- Short exercise -
Below are records that hold pictures; write out only the lines from their start through the line with "[head] (hadj) at", exactly, and drop the pictures.

[Code that draws figures]
Start

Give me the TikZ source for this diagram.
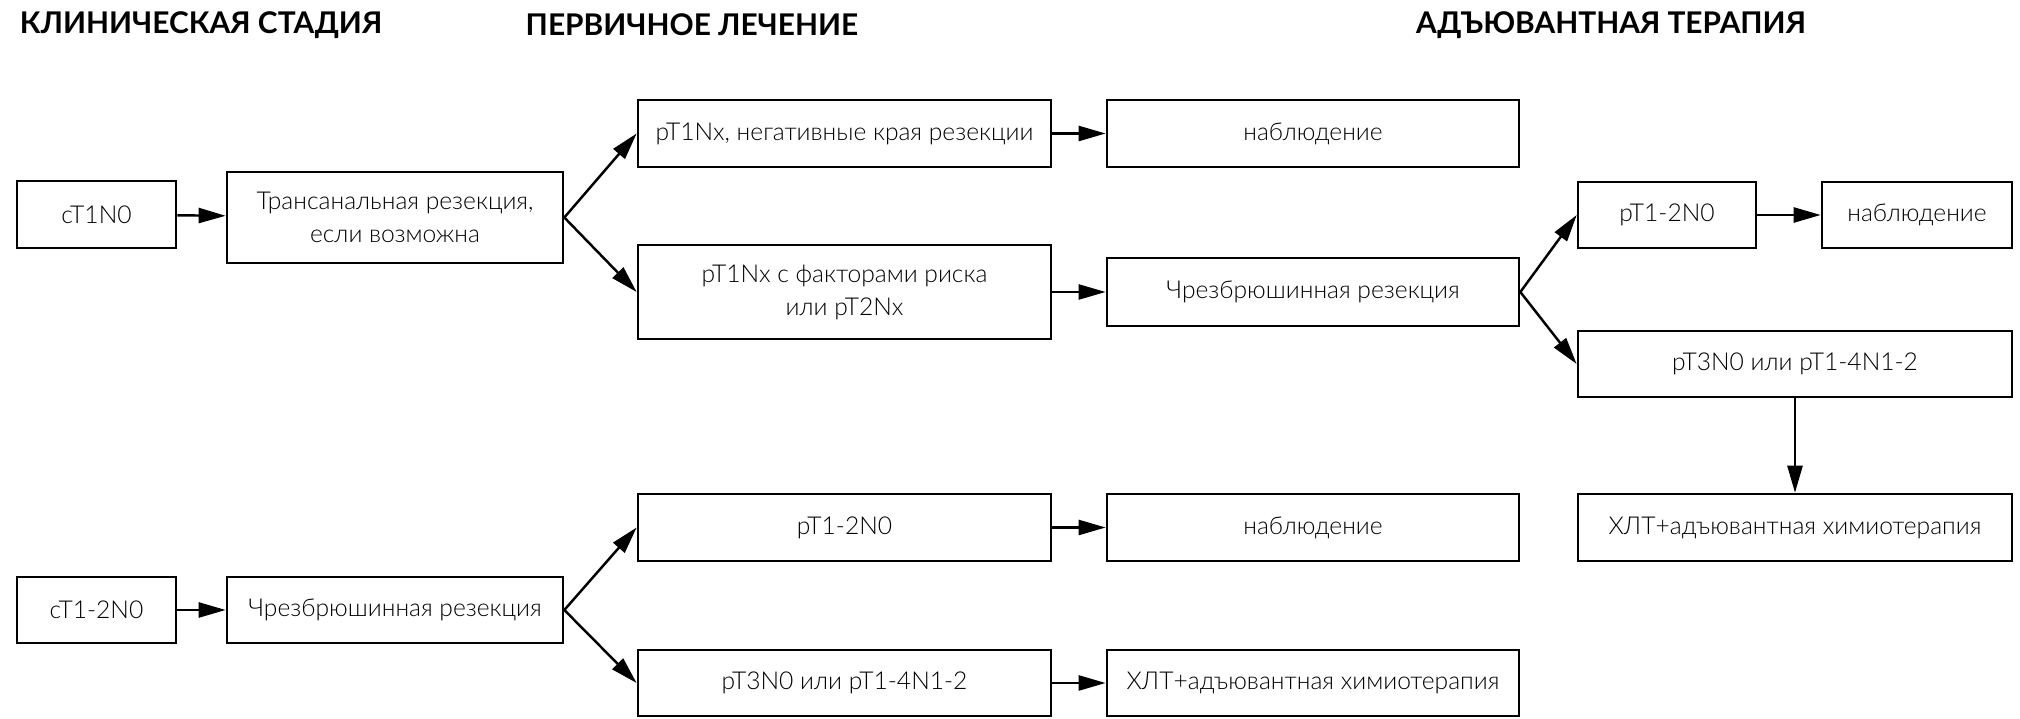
\documentclass[tikz,border=0pt]{standalone}
\usepackage{fontspec}
\setmainfont{Lato}[UprightFont=* Light, BoldFont=* Bold]
\usetikzlibrary{arrows.meta}
\tikzset{
  cell/.style={draw, line width=0.7pt, align=center, inner sep=0pt, font=\fontsize{7}{9.4}\selectfont},
  head/.style={font=\fontsize{8.5}{10}\selectfont\bfseries},
  flow/.style={-{Triangle[length=0.27cm, width=0.15cm]}, line width=0.7pt}
}
\begin{document}
\begin{tikzpicture}[x=0.01cm, y=-0.01cm]
  \useasboundingbox (0,0) rectangle (2020,719);
  \node [head] (hstage) at (201,25) {КЛИНИЧЕСКАЯ СТАДИЯ};
  \node [head] (hfirst) at (692,25) {ПЕРВИЧНОЕ ЛЕЧЕНИЕ};
  \node [head] (hadj) at (1611,25) {АДЪЮВАНТНАЯ ТЕРАПИЯ};

  \node [cell, minimum width=1.59cm, minimum height=0.67cm] (ct1) at (96.5,214.5) {cT1N0};
  \node [cell, minimum width=3.36cm, minimum height=0.91cm] (trans) at (395,217.5) {Трансанальная резекция,\\если возможна};
  \node [cell, minimum width=4.13cm, minimum height=0.67cm] (neg) at (844.5,133.5) {pT1Nx, негативные края резекции};
  \node [cell, minimum width=4.13cm, minimum height=0.94cm] (risk) at (844.5,292) {pT1Nx с факторами риска\\или pT2Nx};
  \node [cell, minimum width=4.12cm, minimum height=0.67cm] (obs1) at (1313,133.5) {наблюдение};
  \node [cell, minimum width=4.12cm, minimum height=0.68cm] (tme1) at (1313,292) {Чрезбрюшинная резекция};
  \node [cell, minimum width=1.78cm, minimum height=0.66cm] (r12) at (1667,215) {pT1-2N0};
  \node [cell, minimum width=1.90cm, minimum height=0.66cm] (obs2) at (1917,215) {наблюдение};
  \node [cell, minimum width=4.34cm, minimum height=0.66cm] (r34) at (1795,364) {pT3N0 или pT1-4N1-2};
  \node [cell, minimum width=4.34cm, minimum height=0.67cm] (chem1) at (1795,527.5) {ХЛТ+адъювантная химиотерапия};

  \node [cell, minimum width=1.59cm, minimum height=0.66cm] (ct2) at (96.5,610) {cT1-2N0};
  \node [cell, minimum width=3.36cm, minimum height=0.66cm] (tme2) at (395,610) {Чрезбрюшинная резекция};
  \node [cell, minimum width=4.13cm, minimum height=0.67cm] (b12) at (844.5,527.5) {pT1-2N0};
  \node [cell, minimum width=4.12cm, minimum height=0.67cm] (obs3) at (1313,527.5) {наблюдение};
  \node [cell, minimum width=4.13cm, minimum height=0.66cm] (b34) at (844.5,683) {pT3N0 или pT1-4N1-2};
  \node [cell, minimum width=4.12cm, minimum height=0.66cm] (chem2) at (1313,683) {ХЛТ+адъювантная химиотерапия};

  \draw [flow] (ct1) -- (trans);
  \draw [flow] (trans.east) -- (neg.west);
  \draw [flow] (trans.east) -- (risk.west);
  \draw [flow] (neg) -- (obs1);
  \draw [flow] (risk) -- (tme1);
  \draw [flow] (tme1.east) -- (r12.west);
  \draw [flow] (tme1.east) -- (r34.west);
  \draw [flow] (r12) -- (obs2);
  \draw [flow] (r34) -- (chem1);

  \draw [flow] (ct2) -- (tme2);
  \draw [flow] (tme2.east) -- (b12.west);
  \draw [flow] (tme2.east) -- (b34.west);
  \draw [flow] (b12) -- (obs3);
  \draw [flow] (b34) -- (chem2);
\end{tikzpicture}
\end{document}
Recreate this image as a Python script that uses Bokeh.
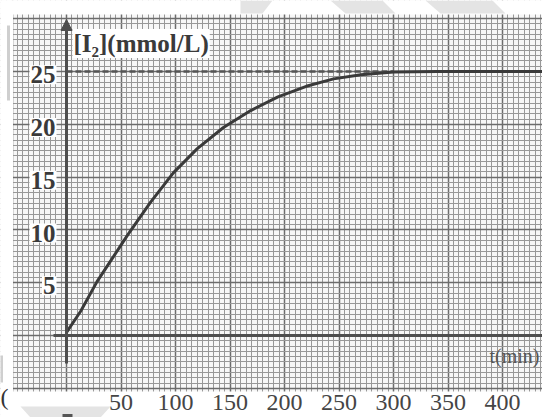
from bokeh.plotting import figure
from bokeh.models import (Range1d, SingleIntervalTicker, Grid, Arrow, NormalHead,
                          ColumnDataSource)
from bokeh.core.properties import value
from bokeh.embed import file_html
from bokeh.resources import INLINE

# ---- data ----
t_min = [0, 13, 28, 56, 77, 98, 120, 144, 169, 194, 220, 245, 270, 300, 340, 440]
i2_mmol = [0.3, 2.3, 5.1, 9.5, 12.6, 15.4, 17.7, 19.7, 21.3, 22.6, 23.6, 24.3, 24.7, 24.95, 25.0, 25.0]
plateau = 25
x_ticks = [50, 100, 150, 200, 250, 300, 350, 400]
x_tick_labels = ["50", "100", "150", "200", "250", "300", "350", "400"]
y_ticks = [5, 10, 15, 20, 25]
y_tick_labels = ["5", "10", "15", "20", "25"]
y_title = "[I₂](mmol/L)"
x_title = "t(min)"

SERIF = "Liberation Serif"
W, H = 542, 417
X0, KX = 66.0, 1.09      # pixel of t=0, pixels per minute
Y0, KY = 335.0, 10.56    # pixel of c=0, pixels per mmol/L


def tx(px):
    return (px - X0) / KX


def ty(py):
    return (Y0 - py) / KY


p = figure(width=W, height=H, output_backend="svg", toolbar_location=None,
           x_range=Range1d(tx(0), tx(W)), y_range=Range1d(ty(H), ty(0)),
           x_axis_location=None, y_axis_location=None,
           min_border=0, min_border_left=0, min_border_right=0,
           min_border_top=0, min_border_bottom=0)
p.outline_line_color = None
p.background_fill_color = "#f7f7f7"
p.border_fill_color = "white"

# graph-paper grid (major every 50 min / 5 mmol/L, fine every tenth)
xg = Grid(dimension=0, ticker=SingleIntervalTicker(interval=50, num_minor_ticks=10),
          grid_line_color="#6c6c6c", grid_line_width=1.5,
          minor_grid_line_color="#989898", minor_grid_line_width=1)
yg = Grid(dimension=1, ticker=SingleIntervalTicker(interval=5, num_minor_ticks=10),
          grid_line_color="#6c6c6c", grid_line_width=1.5,
          minor_grid_line_color="#989898", minor_grid_line_width=1)
p.add_layout(xg)
p.add_layout(yg)

# white paper outside the printed grid (left, top, bottom)
p.quad(left=[tx(-5), tx(-5), tx(-5)], right=[tx(12.5), tx(W + 5), tx(W + 5)],
       bottom=[ty(H + 5), ty(14), ty(H + 5)], top=[ty(-5), ty(-5), ty(391)],
       fill_color="white", line_color=None)

# light watermark / scan marks
p.patches(xs=[[tx(240), tx(272), tx(262), tx(240)],
              [tx(330), tx(382), tx(395), tx(345)],
              [tx(425), tx(492), tx(505), tx(440)],
              [tx(20), tx(110), tx(100), tx(30)]],
          ys=[[ty(0), ty(0), ty(13), ty(13)],
              [ty(0), ty(0), ty(13), ty(13)],
              [ty(0), ty(0), ty(13), ty(13)],
              [ty(406), ty(406), ty(417), ty(417)]],
          fill_color="#e4e4e4", line_color=None)
p.segment(x0=[tx(8), tx(1)], y0=[ty(25), ty(355)], x1=[tx(8), tx(1)], y1=[ty(100), ty(382)],
          line_color="#cfcfcf", line_width=3)
p.segment(x0=[tx(62)], y0=[ty(415)], x1=[tx(72)], y1=[ty(415)],
          line_color="#555555", line_width=3)

# drawn axes
p.line(x=[tx(53), tx(W + 5)], y=[0, 0], line_color="#4e4e4e", line_width=3)
p.add_layout(Arrow(x_start=0, y_start=ty(363), x_end=0, y_end=ty(19),
                   line_color="#4e4e4e", line_width=3,
                   end=NormalHead(size=11, fill_color="#4e4e4e", line_color="#4e4e4e")))

# dashed plateau line
p.line(x=[0, 300], y=[plateau, plateau], line_color="#555555", line_width=2.5,
       line_dash="6 3")

# curve
p.line(x=t_min, y=i2_mmol, line_color="#3a3a3a", line_width=3)

# y tick labels (inside the grid, with white backs)
src = ColumnDataSource(dict(x=[tx(56)] * len(y_ticks), y=[v - 0.3 for v in y_ticks],
                            text=y_tick_labels))
p.text(x="x", y="y", text="text", source=src, text_align="right",
       text_baseline="middle", text_font=value(SERIF), text_font_size="25px",
       text_font_style="bold", text_color="#3a3a3a",
       background_fill_color="white", padding=1)

# x tick labels (below the grid)
xsrc = ColumnDataSource(dict(x=x_ticks, y=[ty(402)] * len(x_ticks), text=x_tick_labels))
p.text(x="x", y="y", text="text", source=xsrc, text_align="center",
       text_baseline="middle", text_font=value(SERIF), text_font_size="24px",
       text_color="#454545")

# axis titles
p.text(x=[tx(72)], y=[ty(43)], text=[y_title], text_align="left", text_baseline="middle",
       text_font=value(SERIF), text_font_size="25px", text_font_style="bold",
       text_color="#3a3a3a", background_fill_color="white", padding=1)
p.text(x=[tx(489)], y=[ty(355)], text=[x_title], text_align="left", text_baseline="middle",
       text_font=value(SERIF), text_font_size="20px", text_color="#555555")

# stray bracket at the sheet's left edge
p.text(x=[tx(0)], y=[ty(396)], text=["("], text_align="left", text_baseline="middle",
       text_font=value(SERIF), text_font_size="24px", text_color="#333333")

open("out.html", "w").write(file_html(p, INLINE))
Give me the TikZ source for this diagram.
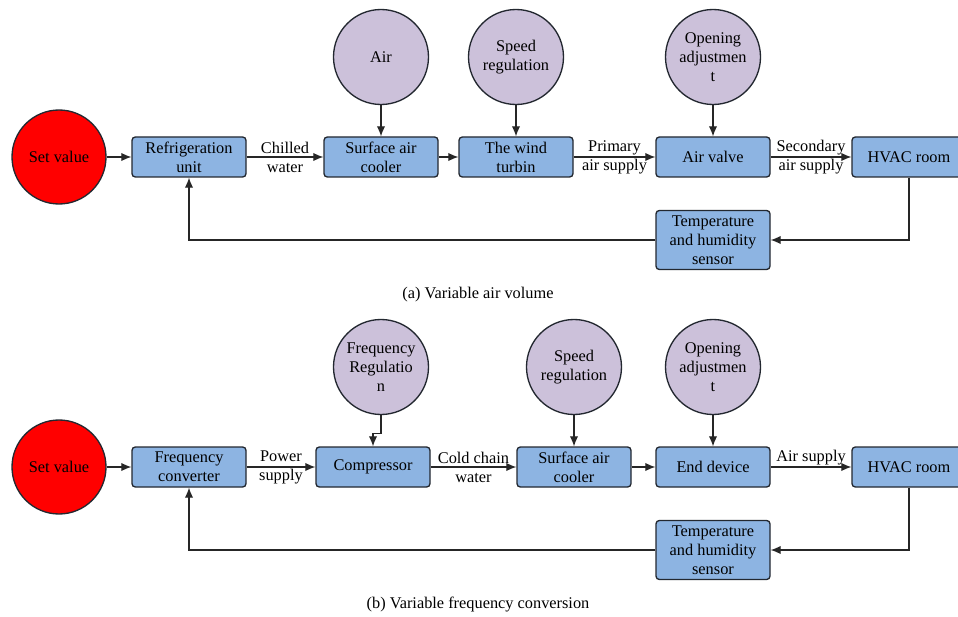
\documentclass[tikz,border=0pt]{standalone}
\usepackage{fontspec}
\setmainfont{Liberation Serif}
\usepackage{xcolor}
\usepackage{tikz}
\usetikzlibrary{shapes,arrows.meta,positioning,calc}

\definecolor{boxblue}{RGB}{141,180,226}
\definecolor{lilac}{RGB}{204,193,218}
\definecolor{edgegray}{RGB}{35,40,48}

\begin{document}
\begin{tikzpicture}[
    x=0.6pt, y=-0.6pt,
    every node/.style={font=\fontsize{9.8}{11.5}\selectfont},
    block/.style={draw=edgegray, fill=boxblue, rounded corners=2pt, line width=0.8pt,
        minimum width=68.4pt, minimum height=24pt, align=center, inner sep=1pt},
    tallblock/.style={block, minimum height=35.4pt},
    setpoint/.style={circle, draw=edgegray, fill=red, line width=0.8pt,
        minimum size=56.4pt, inner sep=0pt, align=center},
    adjust/.style={circle, draw=edgegray, fill=lilac, line width=0.8pt,
        minimum size=57pt, inner sep=0pt, align=center},
    flow/.style={-{Latex[length=6pt,width=5pt]}, line width=0.7pt, draw=black!85},
    lbl/.style={align=center, inner sep=1pt}
]
    \useasboundingbox (0,0) rectangle (958,617);

    % (a) Variable air volume
    \node[setpoint] (setA) at (59,157) {Set value};
    \node[block] (refrig) at (189,157) {Refrigeration\\unit};
    \node[block] (coolerA) at (381,157) {Surface air\\cooler};
    \node[block] (turbine) at (516,157) {The wind\\turbin};
    \node[block] (valve) at (713,157) {Air valve};
    \node[block] (roomA) at (909,157) {HVAC room};
    \node[tallblock] (sensorA) at (713,240) {Temperature\\and humidity\\sensor};

    \node[adjust] (air) at (381,57) {Air};
    \node[adjust] (speedA) at (516,57) {Speed\\regulation};
    \node[adjust] (openA) at (713,57) {Opening\\adjustmen\\t};

    \draw[flow] (setA) -- (refrig);
    \draw[flow] (refrig) -- node[lbl] {Chilled\\water} (coolerA);
    \draw[flow] (coolerA) -- (turbine);
    \draw[flow] (turbine) -- node[lbl] {Primary\\air supply} (valve);
    \draw[flow] (valve) -- node[lbl] {Secondary\\air supply} (roomA);
    \draw[flow] (air) -- (coolerA);
    \draw[flow] (speedA) -- (turbine);
    \draw[flow] (openA) -- (valve);

    % feedback
    \draw[flow] (roomA.south) |- (sensorA.east);
    \draw[flow] (sensorA.west) -| (refrig.south);

    \node (capA) at (478,295) {(a) Variable air volume};

    % (b) Variable frequency conversion
    \node[setpoint] (setB) at (59,467) {Set value};
    \node[block] (conv) at (189,467) {Frequency\\converter};
    \node[block] (comp) at (373,467) {Compressor};
    \node[block] (coolerB) at (574,467) {Surface air\\cooler};
    \node[block] (enddev) at (713,467) {End device};
    \node[block] (roomB) at (909,467) {HVAC room};
    \node[tallblock] (sensorB) at (713,550) {Temperature\\and humidity\\sensor};

    \node[adjust] (freqreg) at (381,367) {Frequency\\Regulatio\\n};
    \node[adjust] (speedB) at (574,367) {Speed\\regulation};
    \node[adjust] (openB) at (713,367) {Opening\\adjustmen\\t};

    \draw[flow] (setB) -- (conv);
    \draw[flow] (conv) -- node[lbl] {Power\\supply} (comp);
    \draw[flow] (comp) -- node[lbl] {Cold chain\\water} (coolerB);
    \draw[flow] (coolerB) -- (enddev);
    \draw[flow] (enddev) -- node[lbl, above] {Air supply} (roomB);
    \draw[flow] (freqreg.south) -- ++(0,18) -| (comp.north);
    \draw[flow] (speedB) -- (coolerB);
    \draw[flow] (openB) -- (enddev);

    % feedback
    \draw[flow] (roomB.south) |- (sensorB.east);
    \draw[flow] (sensorB.west) -| (conv.south);

    \node (capB) at (478,605) {(b) Variable frequency conversion};
\end{tikzpicture}
\end{document}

End

- Reply -
Give me the TikZ source for this diagram.
\documentclass[tikz,border=0pt]{standalone}
\usepackage{fontspec}
\setmainfont{Lato}[UprightFont=* Light, BoldFont=* Bold]
\usetikzlibrary{arrows.meta}
\tikzset{
  cell/.style={draw, line width=0.7pt, align=center, inner sep=0pt, font=\fontsize{7}{9.4}\selectfont},
  head/.style={font=\fontsize{8.5}{10}\selectfont\bfseries},
  flow/.style={-{Triangle[length=0.27cm, width=0.15cm]}, line width=0.7pt}
}
\begin{document}
\begin{tikzpicture}[x=0.01cm, y=-0.01cm]
  \useasboundingbox (0,0) rectangle (2020,719);
  \node [head] (hstage) at (201,25) {КЛИНИЧЕСКАЯ СТАДИЯ};
  \node [head] (hfirst) at (692,25) {ПЕРВИЧНОЕ ЛЕЧЕНИЕ};
  \node [head] (hadj) at (1611,25) {АДЪЮВАНТНАЯ ТЕРАПИЯ};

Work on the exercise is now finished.